Question

The L.C.M of two numbers is 48. The numbers are in the ratio 2:3. Then the sum of the number is:
A.40
B.50
C.60
D.35

Answer 1

Hint: (i) Here, we are going to use the definition of L.C.M
(ii) One should start by considering the total ratio first and then determine the numbers using their relation with the ratio given.

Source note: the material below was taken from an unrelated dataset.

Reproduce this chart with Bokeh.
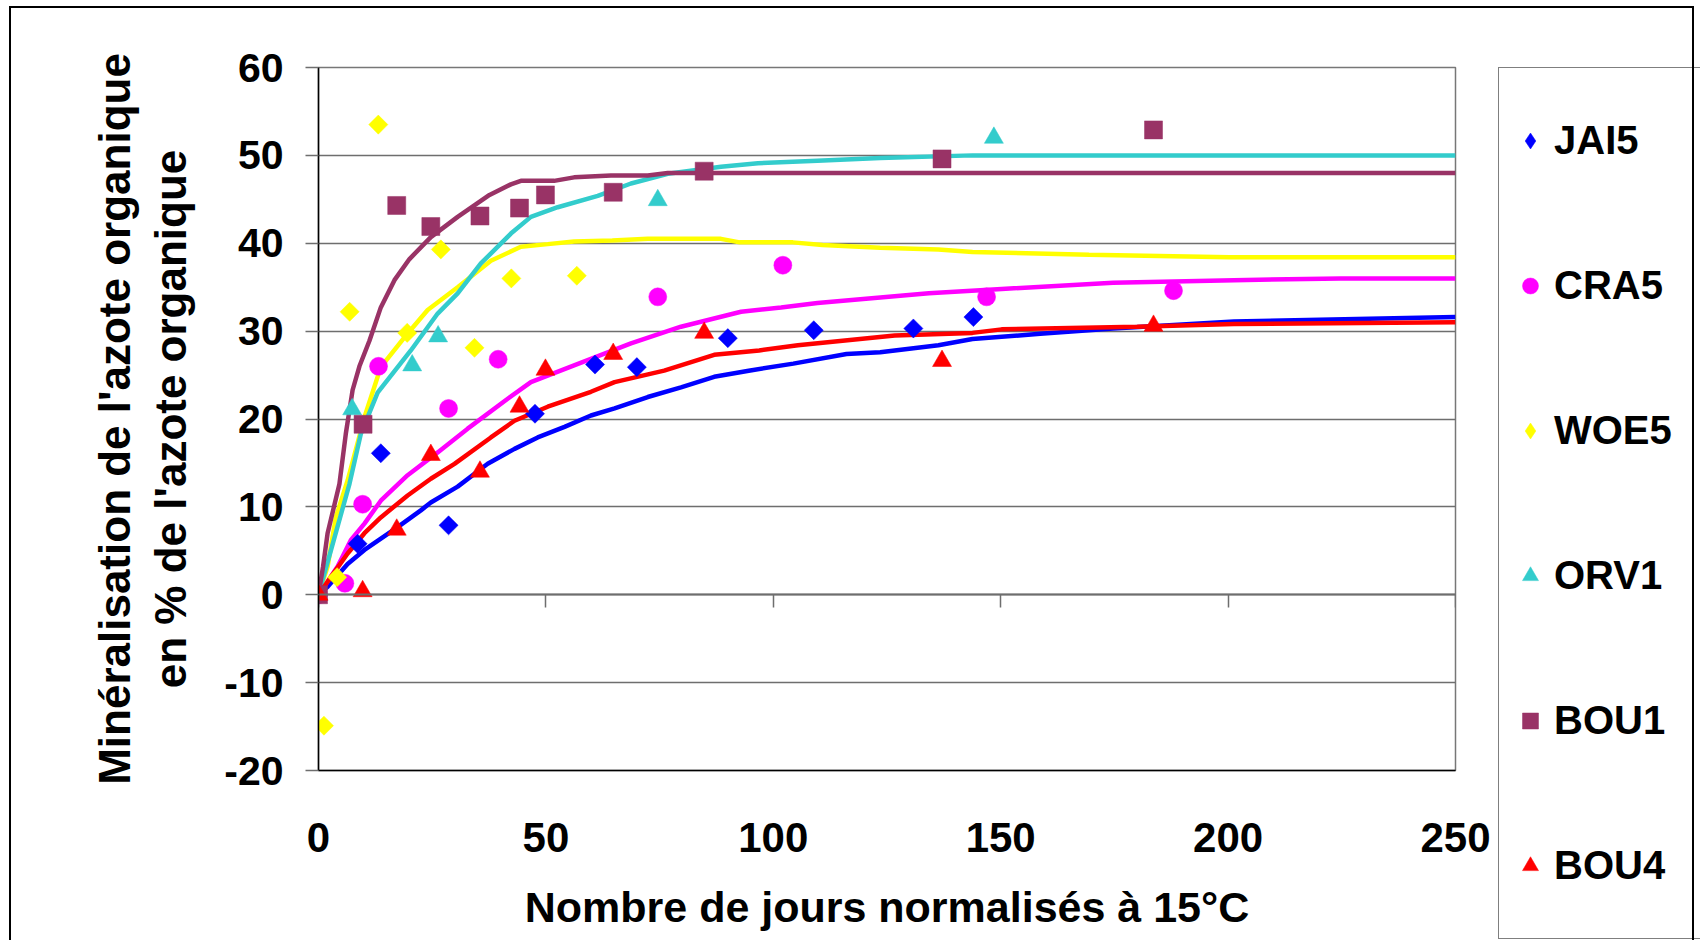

Complete step-by-step answer:
Given, the L.C.M of two numbers is 48. The numbers are in the ratio 2:3
We know that the L.C.M is the least common multiple or a number that can be fairly divided by the numbers taken initially.
Let us suppose the total ratio be equal to \[x\]
Since, the numbers are in the ratio 2: 3. Therefore the numbers are \[2x\] and \[3x\]
Then L.C.M (\[2x\],\[3x\])=\[6x\]
\[\begin{gathered}
   \Rightarrow 6x = 48 \\
   \Rightarrow x = 8 \\
\end{gathered} \]
So, the numbers are \[2x = 2 \times 8 = 16\] and \[3x = 3 \times 8 = 24\]
Which implies the sum of the two numbers is \[16 + 24 = 40\]
Therefore, option A.40 is the required solution

Note: (i) Since\[x\] was common among both the numbers therefore L.C.M comes out to be \[6x\] and not \[6{x^2}\]
(ii) The questions containing ratios should always be approached by finding the total ratio using an unknown variable.